Chez nous, le même jour ou presque, Fouad Abdelmoumni déjà emprisonné sous les années de plombs, se vit de nouveau condamné à 6 mois ferme, pour un post sur Facebook. La famille d’un podcasteur expatrié et turbulent, Hicham Jerando, se faisait arrêter, y compris sa nièce de 13 ans. Le président de l’association des victimes du séisme d’Al Haouz voyait sa peine alourdie à un an en appel. Des articles de presse expliquent froidement que les accusations sont très sérieuses et les enquêtes délicates. Quelques voix courageuses s’élèvent pour dire l’indignation qui étreint les cœurs de celles et ceux qui reconnaissent ce qui advient devant nous. Le feu se rallumera-t-il ?
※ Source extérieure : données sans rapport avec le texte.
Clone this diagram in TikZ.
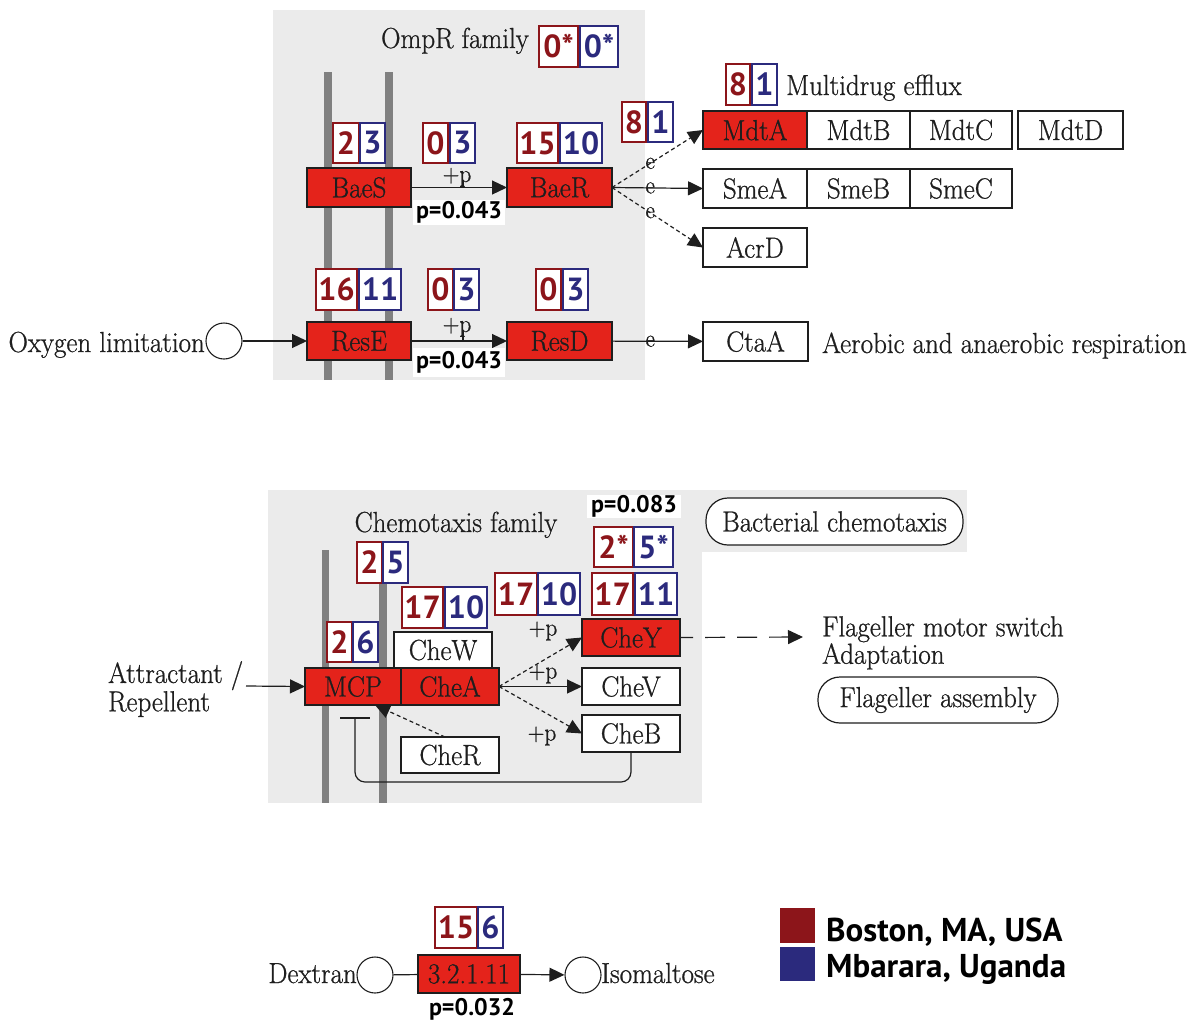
\documentclass[tikz,border=0pt]{standalone}
\usepackage{fontspec}
\usetikzlibrary{arrows.meta}
\newfontfamily\keggfont[FakeStretch=0.93,FakeBold=0.8]{Latin Modern Roman}
\newfontfamily\numfont{PT Sans}
\definecolor{keggred}{RGB}{228,35,27}
\definecolor{cred}{RGB}{140,21,26}
\definecolor{cblue}{RGB}{43,42,125}
\definecolor{bggray}{RGB}{235,235,235}
\definecolor{bargray}{RGB}{128,128,128}
\definecolor{ink}{RGB}{30,30,30}
\newcommand\bx[7]{\node[#1, minimum width={(#5)-(#3)}, minimum height={(#6)-(#4)}] (#2) at ({((#3)+(#5))/2},{((#4)+(#6))/2}) {#7};}
\tikzset{
  kt/.style={font=\keggfont\fontsize{29}{24}\selectfont, text=ink},
  ks/.style={font=\keggfont\fontsize{25}{26}\selectfont, text=ink, inner sep=0pt},
  gene/.style={draw=ink, line width=1.3pt, fill=white, inner sep=0pt, outer sep=0pt, kt},
  rgene/.style={gene, fill=keggred},
  mapbox/.style={draw=ink, line width=1.2pt, fill=white, rounded corners=22pt, inner sep=0pt, kt},
  cr/.style={draw=cred, line width=1.6pt, fill=white, inner sep=0pt, text=cred, font=\numfont\bfseries\fontsize{32}{33}\selectfont},
  cb/.style={cr, draw=cblue, text=cblue},
  pval/.style={fill=white, inner sep=0pt, font=\numfont\bfseries\fontsize{24}{26}\selectfont, text=black},
  arr/.style={-{Triangle[length=15pt,width=14pt]}, line width=1.2pt, draw=ink},
  dl/.style={dash pattern=on 4pt off 3pt},
  lab/.style={kt, inner sep=0pt},
  leg/.style={font=\numfont\bfseries\fontsize{33}{35}\selectfont, text=black, inner sep=0pt},
}
\begin{document}
\begin{tikzpicture}[x=1pt,y=-1pt]
\useasboundingbox (0,0) rectangle (1196,1021);
% ---------- backgrounds ----------
\fill[bggray] (273,10) rectangle (645,380);
\fill[bggray] (268,490) rectangle (702,803);
\fill[bggray] (702,490) rectangle (967,552);
\fill[bargray] (324,72) rectangle (332,380);
\fill[bargray] (385,72) rectangle (393,380);
\fill[bargray] (322,550) rectangle (329,803);
\fill[bargray] (379,550) rectangle (387,803);
% ---------- top: OmpR family ----------
\node[lab, anchor=base] (ompr) at (455,48) {OmpR family};
\bx{cr}{c1r}{539}{26}{578}{67}{0*}
\bx{cb}{c1b}{580}{26}{618}{67}{0*}
\bx{rgene}{BaeS}{307}{168}{411}{207}{BaeS}
\bx{rgene}{BaeR}{507}{168}{612}{207}{BaeR}
\bx{cr}{c2r}{333}{123}{359}{163}{2}
\bx{cb}{c2b}{360}{123}{385}{163}{3}
\bx{cr}{c3r}{423}{123}{448}{163}{0}
\bx{cb}{c3b}{450}{123}{475}{163}{3}
\bx{cr}{c4r}{517}{123}{558}{163}{15}
\bx{cb}{c4b}{560}{123}{602}{163}{10}
\draw[arr] (BaeS) -- (BaeR);
\node[ks, anchor=base] (pp1) at (457,182) {+p};
\draw[line width=1.1pt, ink] (463,180) -- (463,188);
\bx{pval}{pv1}{413}{200}{505}{225}{p=0.043}
% ResE / ResD
\bx{rgene}{ResE}{307}{322}{411}{360}{ResE}
\bx{rgene}{ResD}{507}{322}{612}{360}{ResD}
\bx{cr}{c5r}{316}{269}{357}{310}{16}
\bx{cb}{c5b}{359}{269}{401}{310}{11}
\bx{cr}{c6r}{428}{269}{453}{310}{0}
\bx{cb}{c6b}{454}{269}{479}{310}{3}
\bx{cr}{c7r}{536}{269}{561}{310}{0}
\bx{cb}{c7b}{563}{269}{588}{310}{3}
\draw[arr] (ResE) -- (ResD);
\node[ks, anchor=base] (pp2) at (457,332) {+p};
\draw[line width=1.1pt, ink] (463,330) -- (463,341);
\bx{pval}{pv2}{413}{348}{505}{377}{p=0.043}
\node[circle, draw=ink, line width=1.1pt, minimum size=36pt, inner sep=0pt] (oxy) at (224,341) {};
\node[lab, anchor=base east] (oxyt) at (205,352) {Oxygen limitation};
\draw[arr] (oxy) -- (ResE);
% ---------- top right ----------
\bx{cr}{c8r}{726}{64}{750}{105}{8}
\bx{cb}{c8b}{752}{64}{777}{105}{1}
\node[lab, anchor=base west] (mdf) at (786,95) {Multidrug efflux};
\bx{cr}{c9r}{622}{102}{646}{142}{8}
\bx{cb}{c9b}{648}{102}{673}{142}{1}
\bx{rgene}{MdtA}{703}{111}{807}{149}{MdtA}
\bx{gene}{MdtB}{807}{111}{910}{149}{MdtB}
\bx{gene}{MdtC}{910}{111}{1012}{149}{MdtC}
\bx{gene}{MdtD}{1018}{111}{1123}{149}{MdtD}
\bx{gene}{SmeA}{703}{169}{807}{208}{SmeA}
\bx{gene}{SmeB}{807}{169}{910}{208}{SmeB}
\bx{gene}{SmeC}{910}{169}{1012}{208}{SmeC}
\bx{gene}{AcrD}{703}{228}{807}{267}{AcrD}
\draw[arr, dl] (BaeR.east) -- node[ks, pos=0.42] (e1) {e} (MdtA.west);
\draw[arr] (BaeR.east) -- node[ks, pos=0.42] (e2) {e} (SmeA.west);
\draw[arr, dl] (BaeR.east) -- node[ks, pos=0.42] (e3) {e} (AcrD.west);
\bx{gene}{CtaA}{703}{322}{808}{361}{CtaA}
\draw[arr] (ResD) -- node[ks, pos=0.42] (e4) {e} (CtaA);
\node[lab, anchor=base west] (aer) at (822,353) {Aerobic and anaerobic respiration};
% ---------- middle: chemotaxis ----------
\node[lab, anchor=base] (chf) at (456,532) {Chemotaxis family};
\bx{pval}{pv3}{587}{495}{681}{518}{p=0.083}
\bx{mapbox}{bch}{706}{498}{963}{545}{Bacterial chemotaxis}
\bx{cr}{d1r}{357}{542}{382}{583}{2}
\bx{cb}{d1b}{383}{542}{408}{583}{5}
\bx{cr}{d2r}{327}{622}{352}{662}{2}
\bx{cb}{d2b}{353}{622}{378}{662}{6}
\bx{cr}{d3r}{402}{587}{443}{628}{17}
\bx{cb}{d3b}{445}{587}{487}{628}{10}
\bx{cr}{d4r}{495}{573}{537}{615}{17}
\bx{cb}{d4b}{538}{573}{580}{615}{10}
\bx{cr}{d5r}{592}{573}{633}{615}{17}
\bx{cb}{d5b}{635}{573}{677}{615}{11}
\bx{cr}{d6r}{594}{527}{633}{567}{2*}
\bx{cb}{d6b}{634}{527}{673}{567}{5*}
\bx{rgene}{CheY}{582}{619}{680}{656}{CheY}
\bx{gene}{CheW}{394}{632}{492}{668}{CheW}
\bx{rgene}{MCP}{305}{668}{401}{705}{MCP}
\bx{rgene}{CheA}{401}{668}{499}{705}{CheA}
\bx{gene}{CheV}{582}{668}{680}{705}{CheV}
\bx{gene}{CheB}{582}{715}{680}{752}{CheB}
\bx{gene}{CheR}{401}{737}{499}{773}{CheR}
\draw[arr, dl] (CheA.east) -- (CheY.west);
\draw[arr] (CheA.east) -- (CheV.west);
\draw[arr, dl] (CheA.east) -- (CheB.west);
\node[ks] (pp3) at (543,631) {+p};
\node[ks] (pp4) at (543,674) {+p};
\node[ks] (pp5) at (542,736) {+p};
\draw[arr, dl] ([xshift=-5pt]CheR.north) -- ([xshift=22pt]MCP.south);
\coordinate (inh) at (355,718);
\draw[line width=1.2pt, ink, rounded corners=10pt] (CheB.south) -- (631,782) -- (355,782) -- (inh);
\draw[line width=1.4pt, ink] (340,718) -- (370,718);
\node[lab, anchor=north west, align=left, inner sep=0pt] (att) at (108,661) {Attractant /\\Repellent};
\coordinate (attc) at (246,686);
\draw[arr] (attc) -- (MCP.west);
\coordinate (flag) at (803,637);
\draw[arr, dash pattern=on 20pt off 12pt, dash phase=7pt] (CheY.east) -- (flag);
\node[lab, anchor=north west, align=left, inner sep=0pt] (fms) at (822,616) {Flageller motor switch\\Adaptation};
\bx{mapbox}{fas}{818}{677}{1058}{723}{Flageller assembly}
% ---------- bottom ----------
\bx{cr}{b1r}{435}{907}{477}{948}{15}
\bx{cb}{b1b}{478}{907}{503}{948}{6}
\bx{rgene}{ec}{418}{955}{520}{993}{3.2.1.11}
\node[circle, draw=ink, line width=1.1pt, minimum size=36pt, inner sep=0pt] (dex) at (375,975) {};
\node[circle, draw=ink, line width=1.1pt, minimum size=36pt, inner sep=0pt] (iso) at (583,975) {};
\node[lab, anchor=base east] (dext) at (357,983) {Dextran};
\node[lab, anchor=base west] (isot) at (601,983) {Isomaltose};
\draw[line width=1.2pt, ink] (dex) -- (ec);
\draw[arr] (ec) -- (iso);
\node[pval, anchor=base] (pv4) at (472,1015) {p=0.032};
% ---------- legend ----------
\fill[cred] (780,908) rectangle (815,943);
\fill[cblue] (780,947) rectangle (815,981);
\node[leg, anchor=base west] (lg1) at (826,941) {Boston, MA, USA};
\node[leg, anchor=base west] (lg2) at (826,977) {Mbarara, Uganda};
\end{tikzpicture}
\end{document}
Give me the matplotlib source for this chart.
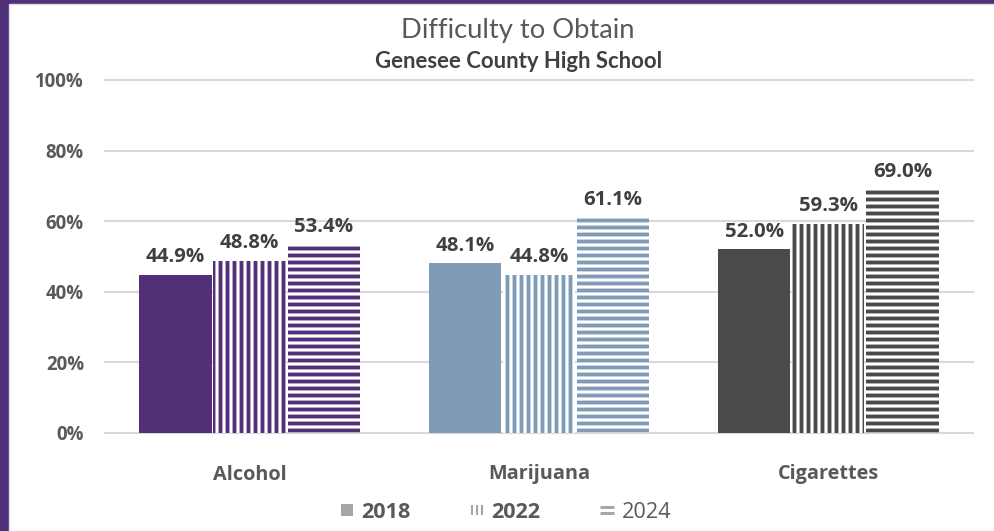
import matplotlib
matplotlib.use("Agg")
import matplotlib.pyplot as plt
from matplotlib.patches import Rectangle
from matplotlib.lines import Line2D
from matplotlib.path import Path
import numpy as np

categories = ["Alcohol", "Marijuana", "Cigarettes"]
years = ["2018", "2022", "2024"]
v2018 = [44.9, 48.1, 52.0]
v2022 = [48.8, 44.8, 59.3]
v2024 = [53.4, 61.1, 69.0]
catColors = ["#522f76", "#7f9bb6", "#4a4a4a"]
yTicks = [0, 20, 40, 60, 80, 100]

plt.rcParams["font.family"] = ["Open Sans", "DejaVu Sans"]
plt.rcParams["hatch.linewidth"] = 3.3

W, H, DPI = 994, 531, 84
fig = plt.figure(figsize=(W / DPI, H / DPI), dpi=DPI, facecolor="#51307a")
# white card over the purple slide background
fig.patches.append(Rectangle((9 / W, -0.01), 1.0, (531 - 4) / H + 0.01, transform=fig.transFigure,
                             facecolor="white", edgecolor="#dcdce4", linewidth=1.2, zorder=-5))

ax = fig.add_axes([105 / W, 98 / H, 868 / W, 353 / H])
ax.set_facecolor("none")

x = np.arange(len(categories))
bw = 0.25
step = 0.256
series = [v2018, v2022, v2024]
hatches = [None, "||", "--"]
for i, vals in enumerate(series):
    pos = x + (i - 1) * step
    vals = np.array(vals) / 100
    if hatches[i] is None:
        bars = ax.bar(pos, vals, bw, color=catColors, linewidth=0, zorder=3)
    else:
        bars = ax.bar(pos, vals, bw, color="white", edgecolor=catColors, hatch=hatches[i],
                      linewidth=0, zorder=3)
    for b, v in zip(bars, vals):
        ax.annotate(f"{v*100:.1f}%", (b.get_x() + b.get_width() / 2, v), xytext=(0, 6.5),
                    textcoords="offset points", ha="center", va="bottom",
                    fontsize=17.5, fontweight="bold", color="#404040")

ax.set_xlim(-0.5, 2.5)
ax.set_ylim(0, 1)
ax.set_yticks([t / 100 for t in yTicks])
ax.set_yticklabels([f"{t}%" for t in yTicks], fontweight="bold")
ax.tick_params(axis="y", length=0, pad=18, labelsize=16, labelcolor="#595959")
ax.set_xticks(x)
ax.set_xticklabels(categories, fontweight="bold")
ax.tick_params(axis="x", length=0, pad=27, labelsize=17, labelcolor="#595959")
for s in ax.spines.values():
    s.set_visible(False)
ax.yaxis.grid(True, color="#d9d9d9", linewidth=1.8, zorder=0)
ax.set_axisbelow(True)
for gl in ax.get_ygridlines():
    gl.set_clip_on(False)

fig.text(517.5 / W, 1 - 38 / H, "Difficulty to Obtain", family="Lato", fontsize=23.5,
         color="#595959", ha="center", va="baseline")
fig.text(519 / W, 1 - 68 / H, "Genesee County High School", family="Lato", fontsize=19,
         fontweight="bold", color="#404040", ha="center", va="baseline")

# legend markers: solid square, vertical lines, horizontal lines
vlines = Path([(-1, -1), (-1, 1), (0, -1), (0, 1), (1, -1), (1, 1)],
              [Path.MOVETO, Path.LINETO] * 3)
hlines = Path([(-1, -0.45), (1, -0.45), (-1, 0.45), (1, 0.45)], [Path.MOVETO, Path.LINETO] * 2)
handles = [
    Line2D([], [], marker="s", linestyle="none", markersize=11, markerfacecolor="#a6a6a6",
           markeredgewidth=0),
    Line2D([], [], marker=vlines, linestyle="none", markersize=9, markeredgecolor="#a6a6a6",
           markeredgewidth=1.8),
    Line2D([], [], marker=hlines, linestyle="none", markersize=12, markeredgecolor="#a6a6a6",
           markeredgewidth=2.6),
]
leg = fig.legend(handles, years, loc="center", bbox_to_anchor=(505 / W, 1 - 512 / H), ncol=3,
                 frameon=False, fontsize=18.5, handlelength=0.7, handletextpad=0.31,
                 columnspacing=2.75, labelcolor="#595959")
for t, wgt in zip(leg.get_texts(), ["bold", "bold", "normal"]):
    t.set_fontweight(wgt)

fig.savefig("out.png", dpi=DPI, facecolor=fig.get_facecolor())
Il y a quatorze ans, en Tunisie, j’ai parlé des heures avec un inconnu en burnous de la Tunisie, du Maroc et des Révolutions. Je ne me souviens pas de grand-chose, mais je me souviens de ceci : nous n’avions pas encore vécu toutes ces déceptions, et nous avions une espérance profonde, infinie, pour nos pays respectifs. Et nous ignorions à quelle point cette espérance serait mise à l’épreuve par les années qui allaient suivre. Et c’est au plus fort de l’épreuve, qu’il faut s’en souvenir et tenir bon. Car comme dit le poète Chebbi :

  إذا الشعب يوماً أراد الحيـــــــاة فلا بــدّ أن يستجيب القــــدر  

   ولا بدّ للــــيل أن ينجلــــــــــي  ولا بـــدّ للقيـــد أن ينكســــر             

Lorsqu’un jour le peuple veut vivre, Force est pour le Destin, de répondre Force est pour les ténèbres de se dissiper, Force est pour les chaînes de se briser.

 En prenant la route pour Tunis au petit matin, j’emportai avec moi un sentiment qui ne devait plus jamais me quitter : une affection profonde, indélébile pour la Tunisie et son peuple.

  


Soirée à Tunis, au club Gingembre, la volonté de vivre, peu importe les chaînes.